Abroad with Mark Twain and Eugene Field/Mark on Lincoln's Humanity

MARK ON LINCOLN'S HUMANITY

When Ida M. Tarbell's "Life of Lincoln" was running in McClure's during the late nineties, Mark said at luncheon at the Cafe Ronacher, Vienna, one afternoon: "That woman is writing a wonderfully good and accurate, intimate and comprehensive book and I do hope that, in the end, she will give the same prominence to Lincoln's correspondence on pardons as to other state papers of his. When you come to think of it, a lot of nonentities have got credit for able state papers, but it takes humanity to commute a sentence of death and Lincoln has commuted thousands. The only one he didn't and couldn't commute was one imposed by our friend. Ward Hill Lamon.

"Lamon, then Marshal of the District of Columbia, had seen Lincoln safely home and then made his usual rounds of the White House grounds. All seemed well, no cause for suspicion. Ward told me, and he was about to retire, when he thought he saw some movement amid a clump of green foliage. It looked as if a body was rising from the ground.

"'I reached the spot by three leaps, faced a dark figure and, without ado, dealt him a blow square between the eyes, knocking him down,' said the Marshal.

"Well," continued Mark, "you know Lamon as he looks now, still a commanding figure, though worried and weakened by diabetes. In the early sixties he was a giant, a John L. Sullivan as a hitter. That blow of his killed the stranger in the White House grounds and when the body was carried to the Secret Service offices and searched, they found it to be that of a Southern gentleman of distinguished family. He had two pistols and two heinous looking knives on him—undoubtedly Ward had stopped short the career of one of the forerunners of John Wilkes Booth, postponing the great tragedy several months—I have forgotten the date. Wait, it happened during the night when Lamon brought the President back from the Soldiers' Home, outside of Washington.

"Lincoln's visit to the Soldiers' Home was not on the schedule, Lamon told me, and he was surprised and angered when, calling at the White House, he heard of his riding away all by himself, for it was just such opportunities as would-be assassins were looking for.

"At the stables Lamon learned that the President came there in person, ordered 'Old Abe,' his favorite army mule, saddled and, half an hour ago, rode away as carelessly as any private citizen might do. There was a grain of comfort in the character of the mount selected, for 'Old Abe' wouldn't go faster than a dogtrot if you beat him to death. So Lamon selected the fastest horse he could borrow and in a twinkling was en route for the Soldiers' Home. As calculated, he met the President half-way down the road and Lincoln, far from suspecting that the Marshal was on his trail, invited him to come along and have some fun. Well, the President had a jolly time at the Soldiers' Home, swapping stories with veterans and boys, listening to the singing, declaiming poetry and forgetting the care of his exalted office.
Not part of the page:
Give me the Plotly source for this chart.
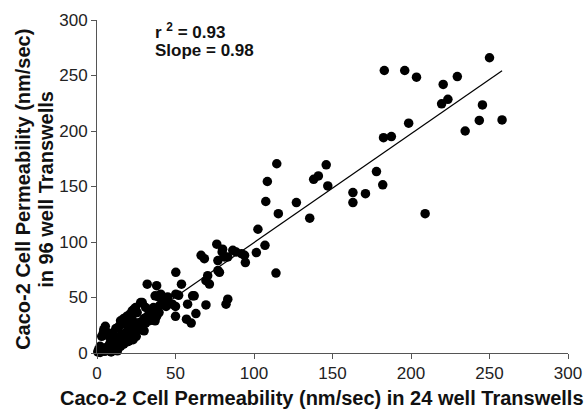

"And he kept up the fun on the way home, talking to his mule and explaining to 'Old Abe' what a 'Misery' Hill was. (He always used to call Lamon by his second name.) Hill, the President told his namesake, was always looking for danger, always suspecting somebody, never content with the troubles one couldn't escape, etc., etc. But while Lamon laughed at the President's sallies and encouraged his carefree humor, he kept both eyes open and if anything or anybody had stirred in front, back or at the sides of the road, his revolver was ready for emergency."